### Task
Without the pictures, print the lines running from the beginning of the material to the line containing "6.75], [80, 12.1]];", both ends included.

### Recorded information
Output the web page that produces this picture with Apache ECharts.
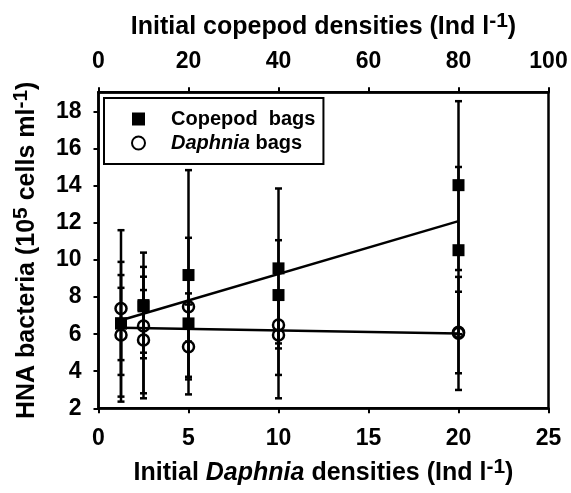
<!DOCTYPE html>
<html>
<head>
<meta charset="utf-8">
<script src="https://cdn.jsdelivr.net/npm/echarts@6/dist/echarts.min.js"></script>
<style>
  html, body { margin: 0; padding: 0; background: #fff; }
  #chart { width: 571px; height: 493px; }
</style>
</head>
<body>
<div id="chart"></div>
<script>
// copepod bags (top axis, Ind l-1)
var copepodDens = [5, 5, 10, 10, 20, 20, 40, 40, 80, 80];
var copepodVals = [6.58, 6.58, 7.57, 7.5, 9.19, 6.58, 9.55, 8.11, 14.04, 10.53];
var copepodLow  = [3.80, 4.60, 4.70, 5.0, 3.56, 5.6, 5.23, 5.50, 9.46, 6.0];
var copepodHigh = [9.90, 8.50, 10.40, 9.10, 14.85, 7.6, 13.86, 11.07, 18.57, 15.02];
var copepodFit  = [[5, 6.75], [80, 12.1]];

// Daphnia bags (bottom axis, Ind l-1)
var daphniaDens = [1.25, 1.25, 2.5, 2.5, 5, 5, 10, 10, 20, 20];
var daphniaVals = [7.39, 5.95, 6.44, 5.68, 7.48, 5.32, 6.49, 5.95, 6.10, 6.05];
var daphniaLow  = [2.63, 2.36, 2.54, 2.81, 3.70, 2.75, 2.54, 3.80, 2.99, 3.89];
var daphniaHigh = [11.61, 9.19, 9.63, 8.38, 11.20, 8.20, 8.10, 8.10, 9.09, 8.29];
var daphniaFit  = [[1.25, 6.35], [20, 6.04]];

var yTicks = [2, 4, 6, 8, 10, 12, 14, 16, 18];

var chart = echarts.init(document.getElementById('chart'));

function zip2(a, b) {
    return a.map(function (v, i) { return [v, b[i]]; });
}
function zip3(a, b, c) {
    return a.map(function (v, i) { return [v, b[i], c[i]]; });
}

var FONT = 'Liberation Sans, Arial, sans-serif';
var sup = { fontSize: 21, fontWeight: 'bold', fontFamily: FONT, color: '#000', padding: [0, 0, 12, 0] };

function renderErr(params, api) {
    var x = api.value(0);
    var lo = api.coord([x, api.value(1)]);
    var hi = api.coord([x, api.value(2)]);
    var w = 3.5;
    var st = { stroke: '#000', lineWidth: 2.5 };
    return {
        type: 'group',
        children: [
            { type: 'line', shape: { x1: hi[0], y1: hi[1], x2: lo[0], y2: lo[1] }, style: st },
            { type: 'line', shape: { x1: hi[0] - w, y1: hi[1], x2: hi[0] + w, y2: hi[1] }, style: st },
            { type: 'line', shape: { x1: lo[0] - w, y1: lo[1], x2: lo[0] + w, y2: lo[1] }, style: st }
        ]
    };
}

var axisLine = { show: true, lineStyle: { color: '#000', width: 2.5 } };
var axisTick = { show: true, inside: false, length: 5, lineStyle: { color: '#000', width: 2 } };
var labelStyle = { color: '#000', fontSize: 23, fontWeight: 'bold', fontFamily: FONT };
var nameStyle = { color: '#000', fontSize: 25, fontWeight: 'bold', fontFamily: FONT };

var opt = {
    animation: false,
    backgroundColor: '#fff',
    grid: {
        left: 98.5, right: 22.5, top: 92.3, bottom: 84.7,
        show: true, borderColor: '#000', borderWidth: 2.5, backgroundColor: 'transparent'
    },
    legend: {
        left: 104, top: 98,
        orient: 'vertical',
        borderColor: '#000', borderWidth: 2,
        padding: [11, 8, 11, 27],
        itemGap: 4,
        itemWidth: 13, itemHeight: 13,
        data: ['Copepod  bags', 'Daphnia bags'],
        formatter: function (name) {
            return name === 'Daphnia bags' ? '{i|Daphnia} bags' : name;
        },
        textStyle: {
            color: '#000', fontSize: 20, fontWeight: 'bold', fontFamily: FONT,
            padding: [0, 0, 0, 21],
            rich: { i: { fontStyle: 'italic', fontWeight: 'bold', fontSize: 20, fontFamily: FONT, color: '#000' } }
        }
    },
    xAxis: [
        {
            type: 'value', position: 'bottom', min: 0, max: 25, interval: 5,
            axisLine: axisLine, axisTick: axisTick, splitLine: { show: false },
            axisLabel: Object.assign({ margin: 19 }, labelStyle),
            name: 'Initial {i|Daphnia} densities (Ind l{s|-1})',
            nameLocation: 'middle', nameGap: 48,
            nameTextStyle: Object.assign({
                rich: {
                    i: Object.assign({ fontStyle: 'italic' }, nameStyle),
                    s: sup
                }
            }, nameStyle)
        },
        {
            type: 'value', position: 'top', min: 0, max: 100, interval: 20,
            axisLine: axisLine, axisTick: axisTick, splitLine: { show: false },
            axisLabel: Object.assign({ margin: 19 }, labelStyle),
            name: 'Initial copepod densities (Ind l{s|-1})',
            nameLocation: 'middle', nameGap: 49,
            nameTextStyle: Object.assign({ rich: { s: sup } }, nameStyle)
        }
    ],
    yAxis: {
        type: 'value', min: 2, max: 19.05,
        axisLine: axisLine,
        axisTick: Object.assign({ customValues: yTicks }, axisTick),
        splitLine: { show: false },
        axisLabel: Object.assign({ margin: 17, customValues: yTicks }, labelStyle),
        name: 'HNA bacteria (10{s|5} cells ml{s|-1})',
        nameLocation: 'middle', nameGap: 55,
        nameTextStyle: Object.assign({ rich: { s: sup } }, nameStyle)
    },
    series: [
        {
            type: 'custom', name: 'copErr', xAxisIndex: 1, renderItem: renderErr,
            encode: { x: 0, y: [1, 2] }, data: zip3(copepodDens, copepodLow, copepodHigh), z: 2
        },
        {
            type: 'custom', name: 'daphErr', xAxisIndex: 0, renderItem: renderErr,
            encode: { x: 0, y: [1, 2] }, data: zip3(daphniaDens, daphniaLow, daphniaHigh), z: 2
        },
        {
            type: 'line', name: 'copFit', xAxisIndex: 1, data: copepodFit, symbol: 'none',
            lineStyle: { color: '#000', width: 2.5 }, z: 3
        },
        {
            type: 'line', name: 'daphFit', xAxisIndex: 0, data: daphniaFit, symbol: 'none',
            lineStyle: { color: '#000', width: 2.5 }, z: 3
        },
        {
            type: 'scatter', name: 'Copepod  bags', xAxisIndex: 1, symbol: 'rect', symbolSize: 12,
            itemStyle: { color: '#000', opacity: 1 }, data: zip2(copepodDens, copepodVals), z: 4
        },
        {
            type: 'scatter', name: 'Daphnia bags', xAxisIndex: 0, symbol: 'circle', symbolSize: 11,
            itemStyle: { color: 'transparent', borderColor: '#000', borderWidth: 2.5, opacity: 1 },
            data: zip2(daphniaDens, daphniaVals), z: 5
        }
    ]
};

chart.setOption(opt, true);
</script>
</body>
</html>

### Full response
Output the web page that produces this picture with Apache ECharts.
<!DOCTYPE html>
<html>
<head>
<meta charset="utf-8">
<script src="https://cdn.jsdelivr.net/npm/echarts@6/dist/echarts.min.js"></script>
<style>
  html, body { margin: 0; padding: 0; background: #fff; }
  #chart { width: 571px; height: 493px; }
</style>
</head>
<body>
<div id="chart"></div>
<script>
// copepod bags (top axis, Ind l-1)
var copepodDens = [5, 5, 10, 10, 20, 20, 40, 40, 80, 80];
var copepodVals = [6.58, 6.58, 7.57, 7.5, 9.19, 6.58, 9.55, 8.11, 14.04, 10.53];
var copepodLow  = [3.80, 4.60, 4.70, 5.0, 3.56, 5.6, 5.23, 5.50, 9.46, 6.0];
var copepodHigh = [9.90, 8.50, 10.40, 9.10, 14.85, 7.6, 13.86, 11.07, 18.57, 15.02];
var copepodFit  = [[5, 6.75], [80, 12.1]];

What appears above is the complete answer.